IRVING — A 13-year-old girl who was reported as a runaway on December 13 returned home early Tuesday morning and was being questioned by police.
Police said Emily Ann Wicks was found at a Dallas apartment complex by a Good Samaritan who thought she looked out of place.
A wider search for Emily was prompted after family and friends failed to hear from her for a week. After releasing images and a statement of their search Monday afternoon, police said Wicks returned home just after 5 a.m.
"I'm just thanking God and thanking everyone who helped look for her," said Penelope Wicks, Emily's mother, in an early-morning interview with WFAA. "We will find the guy who did this to her."
Wicks mother told authorities the teen had been with a stranger for the last few days, but further details were not revealed. She was said to be shaken up, but in good condition.
"We just know she made a bad choice by getting into the car with someone she didn't know," Wicks said. "And then they held her and gave her to someone else. And, finally tonight, they released her and we awoke at a little after five to her banging on the door trying to get in."

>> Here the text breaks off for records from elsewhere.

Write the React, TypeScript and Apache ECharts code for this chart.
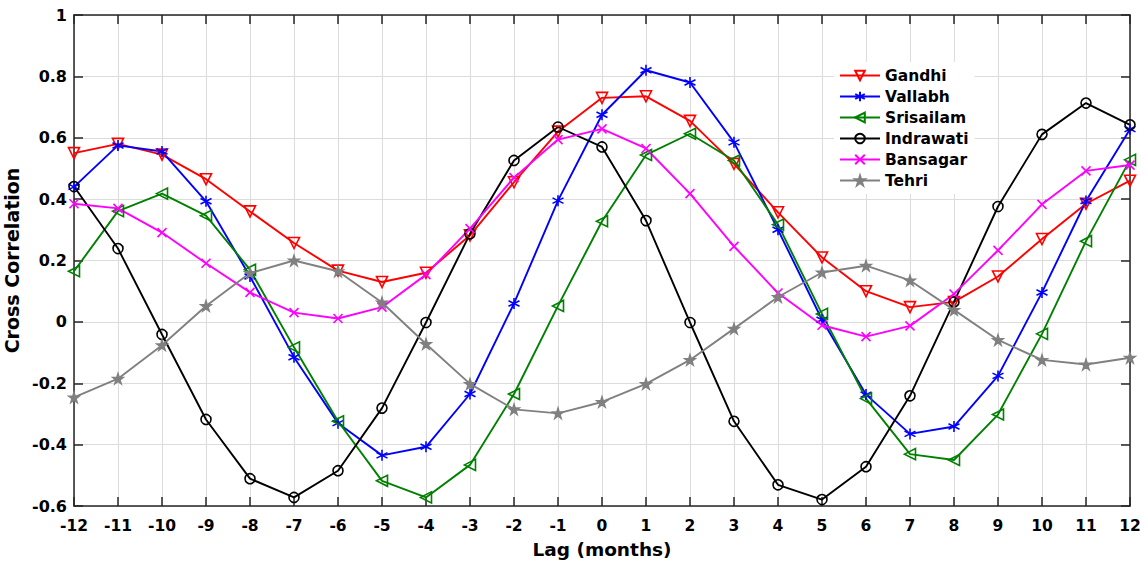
import React, { useEffect, useRef } from "react";
import * as echarts from "echarts";

const lags = [-12, -11, -10, -9, -8, -7, -6, -5, -4, -3, -2, -1, 0, 1, 2, 3, 4, 5, 6, 7, 8, 9, 10, 11, 12];
const gandhi = [0.55, 0.58, 0.545, 0.465, 0.36, 0.257, 0.167, 0.13, 0.16, 0.282, 0.455, 0.62, 0.73, 0.735, 0.655, 0.515, 0.357, 0.21, 0.1, 0.048, 0.065, 0.148, 0.27, 0.385, 0.46];
const vallabh = [0.44, 0.575, 0.555, 0.393, 0.148, -0.115, -0.33, -0.435, -0.407, -0.235, 0.06, 0.395, 0.675, 0.82, 0.78, 0.585, 0.3, 0.007, -0.237, -0.365, -0.341, -0.176, 0.096, 0.394, 0.628];
const srisailam = [0.165, 0.361, 0.418, 0.346, 0.17, -0.083, -0.324, -0.518, -0.572, -0.466, -0.235, 0.052, 0.328, 0.544, 0.613, 0.526, 0.317, 0.026, -0.25, -0.431, -0.45, -0.302, -0.039, 0.263, 0.528];
const indrawati = [0.441, 0.239, -0.041, -0.318, -0.511, -0.572, -0.485, -0.281, -0.002, 0.287, 0.526, 0.635, 0.57, 0.33, -0.002, -0.324, -0.531, -0.579, -0.472, -0.241, 0.065, 0.376, 0.611, 0.713, 0.642];
const bansagar = [0.385, 0.37, 0.291, 0.191, 0.096, 0.03, 0.011, 0.048, 0.154, 0.304, 0.47, 0.594, 0.629, 0.565, 0.418, 0.246, 0.094, -0.011, -0.048, -0.013, 0.091, 0.233, 0.383, 0.492, 0.511];
const tehri = [-0.246, -0.185, -0.076, 0.052, 0.159, 0.2, 0.165, 0.063, -0.072, -0.202, -0.285, -0.298, -0.261, -0.202, -0.124, -0.022, 0.081, 0.161, 0.183, 0.135, 0.039, -0.059, -0.124, -0.139, -0.117];

const seriesNames = ["Gandhi", "Vallabh", "Srisailam", "Indrawati", "Bansagar", "Tehri"];
const seriesColors = ["#ff0000", "#0000ff", "#008000", "#000000", "#ff00ff", "#808080"];

const FONT = "'DejaVu Sans', 'Liberation Sans', Arial, sans-serif";

const asterisk = "path://M0,-5L0,5M-4.33,-2.5L4.33,2.5M-4.33,2.5L4.33,-2.5";
const cross = "path://M-1,-1L1,1M-1,1L1,-1";
const star =
  "path://M0,-1L0.225,-0.309L0.951,-0.309L0.364,0.118L0.588,0.809L0,0.382L-0.588,0.809L-0.364,0.118L-0.951,-0.309L-0.225,-0.309Z";

export default function App() {
  const ref = useRef<HTMLDivElement>(null);
  useEffect(() => {
    if (!ref.current) return;
    const chart = echarts.init(ref.current, undefined, { renderer: "svg" });
    const allData = [gandhi, vallabh, srisailam, indrawati, bansagar, tehri];
    const markerDefs: any[] = [
      { symbol: "triangle", symbolRotate: 180, symbolSize: 11, fill: "rgba(255,255,255,0)" },
      { symbol: asterisk, symbolRotate: 0, symbolSize: 11, fill: "rgba(255,255,255,0)" },
      { symbol: "triangle", symbolRotate: 90, symbolSize: 11, fill: "rgba(255,255,255,0)" },
      { symbol: "circle", symbolRotate: 0, symbolSize: 10, fill: "rgba(255,255,255,0)" },
      { symbol: cross, symbolRotate: 0, symbolSize: 9, fill: "rgba(255,255,255,0)" },
      { symbol: star, symbolRotate: 0, symbolSize: 10, fill: "#808080" },
    ];
    const series = allData.map((arr, i) => ({
      name: seriesNames[i],
      type: "line",
      data: lags.map((l, j) => [l, arr[j]]),
      symbol: markerDefs[i].symbol,
      symbolRotate: markerDefs[i].symbolRotate,
      symbolSize: markerDefs[i].symbolSize,
      showAllSymbol: true,
      color: seriesColors[i],
      lineStyle: { color: seriesColors[i], width: 1.9 },
      itemStyle: { color: markerDefs[i].fill, borderColor: seriesColors[i], borderWidth: 1.6 },
      emphasis: { disabled: true },
      clip: false,
      z: 3,
    }));
    const axisLine = { show: true, onZero: false, lineStyle: { color: "#262626", width: 1.5 } };
    const axisTick = { show: true, inside: true, length: 9, lineStyle: { color: "#262626", width: 1.5 } };
    const option: any = {
      animation: false,
      backgroundColor: "#ffffff",
      grid: { left: 74, right: 18, top: 15, bottom: 57, show: false, containLabel: false, outerBoundsMode: "none" },
      legend: {
        orient: "vertical",
        left: 834,
        top: 62,
        padding: [5, 6, 5, 5],
        backgroundColor: "#ffffff",
        itemWidth: 40,
        itemHeight: 12,
        itemGap: 4,
        data: seriesNames,
        textStyle: { fontFamily: FONT, fontWeight: "bold", fontSize: 15.5, color: "#000", lineHeight: 17 },
      },
      xAxis: [
        {
          type: "value",
          min: -12,
          max: 12,
          interval: 1,
          name: "Lag (months)",
          nameLocation: "middle",
          nameGap: 34,
          nameTextStyle: { fontFamily: FONT, fontWeight: "bold", fontSize: 18.5, color: "#000" },
          axisLine,
          axisTick,
          axisLabel: { fontFamily: FONT, fontWeight: "bold", fontSize: 15.5, color: "#000", margin: 12 },
          splitLine: { show: true, lineStyle: { color: "#dcdcdc", width: 1 } },
        },
        {
          type: "value",
          position: "top",
          min: -12,
          max: 12,
          interval: 1,
          axisLine,
          axisTick,
          axisLabel: { show: false },
          splitLine: { show: false },
        },
      ],
      yAxis: [
        {
          type: "value",
          min: -0.6,
          max: 1,
          interval: 0.2,
          name: "Cross Correlation",
          nameLocation: "middle",
          nameGap: 45,
          nameTextStyle: { fontFamily: FONT, fontWeight: "bold", fontSize: 19, color: "#000" },
          axisLine,
          axisTick,
          axisLabel: {
            fontFamily: FONT,
            fontWeight: "bold",
            fontSize: 16,
            color: "#000",
            margin: 7,
            formatter: (v: number) => String(+v.toFixed(1)),
          },
          splitLine: { show: true, lineStyle: { color: "#dcdcdc", width: 1 } },
        },
        {
          type: "value",
          position: "right",
          min: -0.6,
          max: 1,
          interval: 0.2,
          axisLine,
          axisTick,
          axisLabel: { show: false },
          splitLine: { show: false },
        },
      ],
      series,
    };
    chart.setOption(option);
    return () => chart.dispose();
  }, []);
  return (
    <div
      ref={ref}
      style={{ position: "fixed", left: 0, top: 0, width: 1148, height: 563, background: "#fff" }}
    />
  );
}
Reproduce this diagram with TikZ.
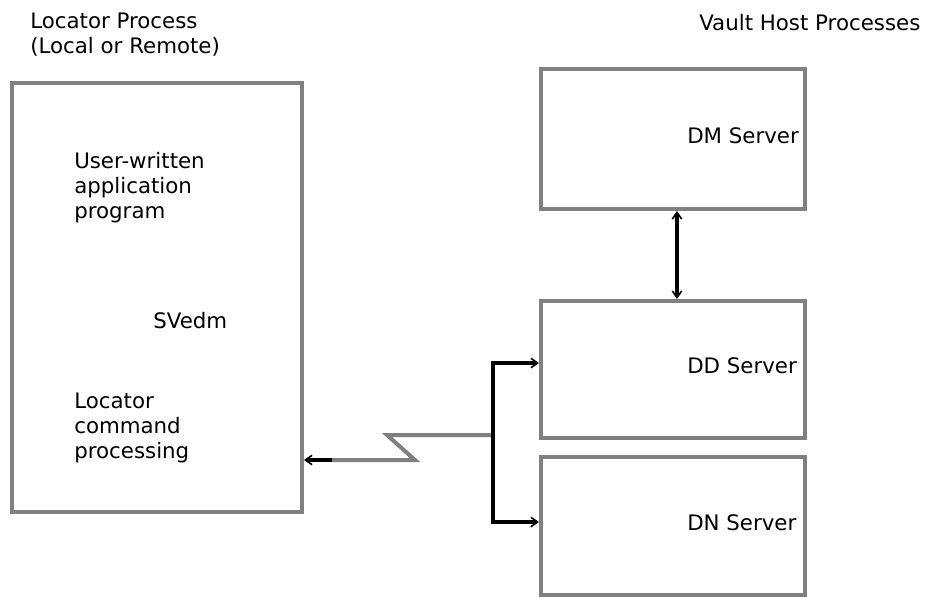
\documentclass[tikz,border=0pt]{standalone}
\usepackage{fontspec}
\setmainfont{DejaVu Sans}
\usetikzlibrary{arrows.meta}
\definecolor{boxgray}{rgb}{0.5, 0.5, 0.5}

\begin{document}
\begin{tikzpicture}[x=0.75pt,y=-0.75pt,
		font=\fontsize{16}{18.75}\selectfont,
		proc/.style={draw=boxgray,line width=3pt,minimum width=198pt,inner sep=0pt},
		txt/.style={anchor=base west,align=left,inner sep=0pt},
		barb/.tip={Straight Barb[length=5pt,width=7pt,line width=1.2pt]},
		link/.style={line width=3pt,color=black}]
		\useasboundingbox (0,0) rectangle (927,597);
		% locator side (base of a block = its last line)
		\node[proc, minimum width=217.5pt, minimum height=321.75pt] (loc) at (157,297.5) {};
		\node[txt] (loctitle) at (30,53) {Locator Process\\(Local or Remote)};
		\node[txt] (app) at (74,218) {User-written\\application\\program};
		\node[txt] (svedm) at (153,328) {SVedm};
		\node[txt] (cmd) at (74,458) {Locator\\command\\processing};
		% vault host side
		\node[txt] (vaulttitle) at (699,30) {Vault Host Processes};
		\foreach \n/\y/\h/\t in {dm/139/105/DM, dd/369.5/102.75/DD, dn/526/103.5/DN}{
			\node[proc, minimum height=\h pt] (\n) at (673,\y) {};
			\node[txt] (\n lbl) at (687,\y+4) {\t{} Server};
		}
		% connectors
		\draw[link, barb-barb] ([xshift=3pt]dm.south) -- ([xshift=3pt]dd.north);
		\coordinate (split) at (493,435);
		\coordinate (jogtop) at (387,435);
		\coordinate (jogbot) at (415,460);
		\coordinate (stub) at (332,460);
		\draw[boxgray, line width=3pt] (split) -- (jogtop) -- (jogbot) -- (stub);
		\draw[link, -barb] (stub) -- (loc.east |- stub);
		\draw[link, -barb] (split) |- (dd.west |- 0,363);
		\draw[link, -barb] (split) |- (dn.west |- 0,522);
	\end{tikzpicture}
\end{document}
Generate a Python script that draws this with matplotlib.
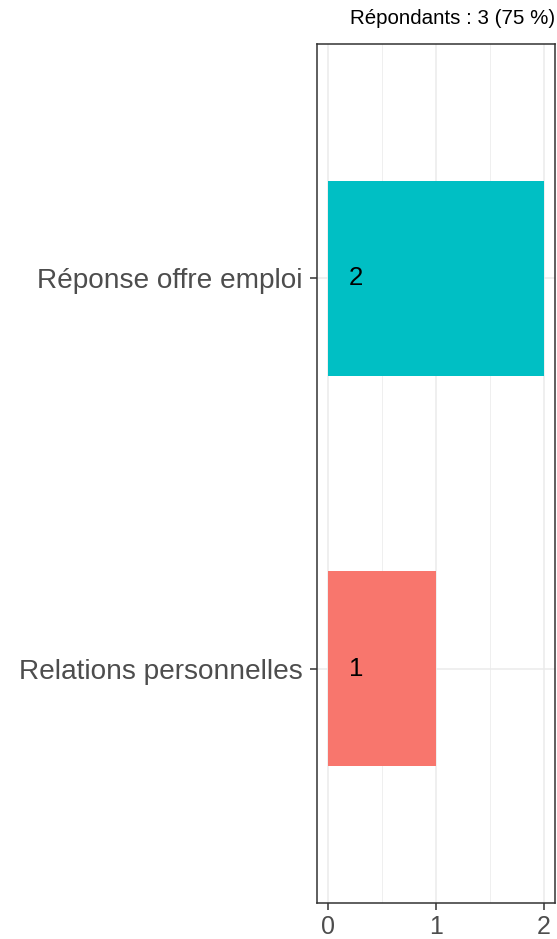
import matplotlib
matplotlib.use("Agg")
import matplotlib.pyplot as plt
from matplotlib.ticker import MultipleLocator

plt.rcParams['font.family'] = ['Liberation Sans', 'DejaVu Sans']

categories = ["Relations personnelles", "Réponse offre emploi"]
counts = [1, 2]
colors = ["#F8766D", "#00BFC4"]
x_ticks = [0, 1, 2]
subtitle = "Répondants : 3 (75 %)"

fig = plt.figure(figsize=(5.57, 9.39), dpi=100)
ax = fig.add_axes([317 / 557, 36 / 939, 238 / 557, 859 / 939])

ypos = list(range(len(categories)))
ax.barh(ypos, counts, height=0.5, color=colors, zorder=3)
for y, v in zip(ypos, counts):
    ax.text(0.26, y, str(v), ha="center", va="center", fontsize=18.5, color="black", zorder=4)

ax.set_xlim(-0.1, 2.1)
ax.set_ylim(-0.6, 1.6)
ax.set_xticks(x_ticks)
ax.set_xticklabels([str(t) for t in x_ticks])
ax.xaxis.set_minor_locator(MultipleLocator(0.5))
ax.set_yticks(ypos)
ax.set_yticklabels(categories)

ax.grid(which="major", axis="both", color="#EBEBEB", linewidth=1.1, zorder=0)
ax.grid(which="minor", axis="x", color="#EBEBEB", linewidth=0.55, zorder=0)
ax.tick_params(axis="both", which="major", length=5, width=1.1, color="#333333",
               labelcolor="#4D4D4D", labelsize=18)
ax.tick_params(axis="y", labelsize=20.2, pad=5.5)
ax.tick_params(axis="x", pad=4)
ax.tick_params(which="minor", length=0)
for s in ax.spines.values():
    s.set_color("#333333")
    s.set_linewidth(1.1)

fig.text(555 / 557, 1 - 19 / 939, subtitle, ha="right", va="center", fontsize=14.8, color="black")

fig.savefig("out.png", dpi=100)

Tuesday afternoon, police talked with the teen in their search for more answers.
"It appears that she went on her own free will initially," an Irving spokesman said. "However, we do not know what took place during those seven days. Parents, friends and no one else had contact with her at all, which is not normal for a 13-year-old."
Prior to her discovery, authorities said Humberto Lorenzo Corona of Irving and Todge Varsia Thurman of Dallas, both 20, were the last to be seen with the teen. They were in custody at the Irving jail charged with unlawful restraint — but not with Emily's disappearance.
It was not clear whether the men were cooperating with investigators, but in a jailhouse interview, Corona denied holding Emily against her will.
"She was free to go all the time; she never asked to leave," he said.
Police said charges could still be upgraded against the two men who were arrested, and they were looking into the possibility that there may be other persons of interest involved in the teen's extended disappearance.
Emily's mother told News 8 her daughter was last seen at a basketball game at Lamar Middle School last Monday. Wicks said Emily had wanted to get a tattoo, and the man sitting behind her said he could help.
"He said, 'If you come with me, I'll give you a tattoo,' and Emily got in the car with him and it's on school video surveillance," Wicks said.
The security cameras showed Emily leaving the school with two men in a sport utility vehicle. Her purse was discovered in the SUV.
"I think that she made a bad decision," Wicks said. "She got in that vehicle and then something terrible happened to her."
Court documents said the two men brought Emily to a vacant apartment. According to an arrest warrant, she was then brought to Corona's apartment, where his mother told News 8 the girl seemed fine.
"When a friend of theirs picked them up, the girl didn't look like she was frightened or anything, so she wasn't held against her will," the woman said.
But no one knows where Emily went from there.
Asked whether her son hurt the 13-year-old, Corona's mother said, "No, he did not."
The seventh-grader had no money and no phone.
"My gut tells me that we're going to find my child and bring her home safe," said Emily's father, Larry Wicks. "I'll never give up hope."